A veces asumimos posiciones con demasiada prisa, decimos: soy ateo, agnóstico, creyente… La pregunta no es si crees o no, sino por qué desde hace tanto tiempo nadie puede evitar plantearse este dilema.
No se educa para la soledad, para la reflexión, para el autoconocimiento. Se nos educa para que nuestra agenda sea tan ajetreada que no tengamos un minuto para pensar en nuestras vidas.
Nacemos solos, vivimos solos en una soledad multitudinaria, morimos solos y nos enfrentamos solos a nuestro propio Juicio por únicamente nuestros propios actos. La soledad es un terreno propicio para la locura, si se trata de una soledad espiritualmente estéril. Un viaje alucinado por las cicatrices interiores.
El sistema ha logrado desencadenar una terrorífica guerra que aísla al individuo y lo vuelve más débil y manejable que nunca.

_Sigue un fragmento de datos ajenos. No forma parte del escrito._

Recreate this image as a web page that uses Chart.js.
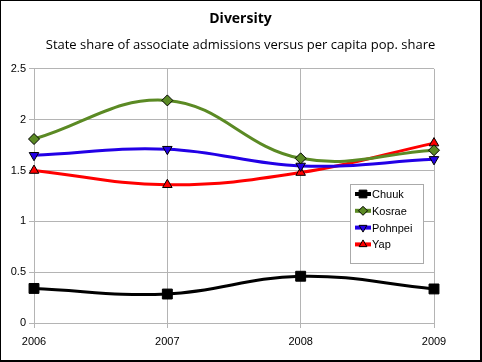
<!DOCTYPE html>
<html>
<head>
<meta charset="utf-8">
<script src="https://cdn.jsdelivr.net/npm/chart.js@4/dist/chart.umd.min.js"></script>
<style>
  body { margin: 0; background: #fff; }
  #wrap { width: 479px; height: 359px; border: 1px solid #000; border-right-width: 2px; border-bottom-width: 2px; }
</style>
</head>
<body>
<div id="wrap"><canvas id="chart" width="479" height="359"></canvas></div>
<script>
// 데이터
const years = ['2006', '2007', '2008', '2009'];
const chuuk = [0.34, 0.285, 0.46, 0.335];
const kosrae = [1.81, 2.19, 1.62, 1.70];
const pohnpei = [1.65, 1.71, 1.545, 1.61];
const yap = [1.50, 1.36, 1.48, 1.77];

// 차트 안쪽 범례 그리기
const boxLegend = {
    id: 'boxLegend',
    afterDraw(chart) {
        const ctx = chart.ctx;
        const x = 349, y = 183, w = 73, h = 79;
        ctx.save();
        ctx.fillStyle = '#fff';
        ctx.fillRect(x, y, w, h);
        ctx.strokeStyle = '#aaa';
        ctx.lineWidth = 1;
        ctx.strokeRect(x + 0.5, y + 0.5, w, h);
        chart.data.datasets.forEach(function(ds, i) {
            const cy = y + 10 + i * 16.8;
            ctx.strokeStyle = ds.borderColor;
            ctx.lineWidth = 4;
            ctx.beginPath();
            ctx.moveTo(x + 5, cy);
            ctx.lineTo(x + 21, cy);
            ctx.stroke();
            ctx.fillStyle = ds.pointBackgroundColor;
            ctx.strokeStyle = '#000';
            ctx.lineWidth = 1;
            Chart.helpers.drawPoint(ctx, {
                pointStyle: ds.pointStyle,
                rotation: ds.pointRotation || 0,
                radius: ds.pointStyle === 'rect' ? 5.5 : 4.5,
                borderWidth: 1
            }, x + 13, cy);
            ctx.fillStyle = '#000';
            ctx.font = '11px "Liberation Sans", Arial, sans-serif';
            ctx.textBaseline = 'middle';
            ctx.fillText(ds.label, x + 22, cy + 1);
        });
        ctx.restore();
    }
};

function series(label, data, color, style, rot) {
    return {
        label: label,
        data: data,
        borderColor: color,
        backgroundColor: color,
        pointBackgroundColor: color,
        pointBorderColor: '#000',
        pointBorderWidth: 1,
        pointStyle: style,
        pointRotation: rot || 0,
        pointRadius: style === 'rect' ? 7 : 5.5,
        borderWidth: 3,
        tension: 0.4,
        fill: false
    };
}

const tickFont = { family: '"Liberation Sans", Arial, sans-serif', size: 11 };

const ctx = document.getElementById('chart').getContext('2d');
new Chart(ctx, {
    type: 'line',
    data: {
        labels: years,
        datasets: [
            series('Chuuk', chuuk, '#000000', 'rect'),
            series('Kosrae', kosrae, '#5b8a24', 'rectRot'),
            series('Pohnpei', pohnpei, '#2200e6', 'triangle', 180),
            series('Yap', yap, '#ff0000', 'triangle')
        ]
    },
    options: {
        responsive: false,
        animation: false,
        plugins: {
            legend: { display: false },
            tooltip: { enabled: false },
            title: {
                display: true,
                text: 'Diversity',
                color: '#000',
                font: { family: '"Open Sans", "Noto Sans", sans-serif', size: 14, weight: 'bold' },
                padding: { top: 10, bottom: 0 }
            },
            subtitle: {
                display: true,
                text: 'State share of associate admissions versus per capita pop. share',
                color: '#000',
                font: { family: '"Open Sans", "Noto Sans", sans-serif', size: 13 },
                padding: { top: 10, bottom: 15.5 }
            }
        },
        scales: {
            x: {
                offset: false,
                grid: { color: '#b4b4b4', tickLength: 5 },
                border: { color: '#b4b4b4' },
                ticks: { color: '#000', font: tickFont, padding: 7, maxRotation: 0 },
                afterFit: function(scale) { scale.height = 37; }
            },
            y: {
                min: 0,
                max: 2.5,
                grid: { color: '#b4b4b4', tickLength: 5 },
                border: { color: '#b4b4b4' },
                ticks: {
                    stepSize: 0.5,
                    color: '#000',
                    font: tickFont,
                    padding: 3,
                    callback: function(v) { return String(v); }
                },
                afterFit: function(scale) { scale.width = 33; }
            },
            // 오른쪽 여백용 빈 축
            right: {
                position: 'right',
                grid: { display: false },
                border: { display: false },
                ticks: { display: false },
                afterFit: function(scale) { scale.width = 46; }
            }
        }
    },
    plugins: [boxLegend]
});
</script>
</body>
</html>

Es la sociedad reducida a una simple suma de egos sin alma, enfrentados por el principio de competencia y unidos por la mutua desconfianza. Puedes, como les ocurre a muchos, perder el contacto con la realidad, volverte inadecuado a tu tiempo y refugiarte en lamentos y rencores hacia el presente.
El poder, la ambición, la nostalgia, las dudas, la soledad y el paso del tiempo sobrevuelan. Es esencial convencernos de que hay dominios de soledad, de secreto, a los cuales no todo el mundo tiene acceso. Ese terreno personal que se llena de melodía, de aquel dolor y de aquella dulzura que el cantaor de saetas de Jerez de la Frontera pone cuando pide la soledad, porque quiere hablar consigo.
El Nazareno está solo, vive en la calle de la soledad.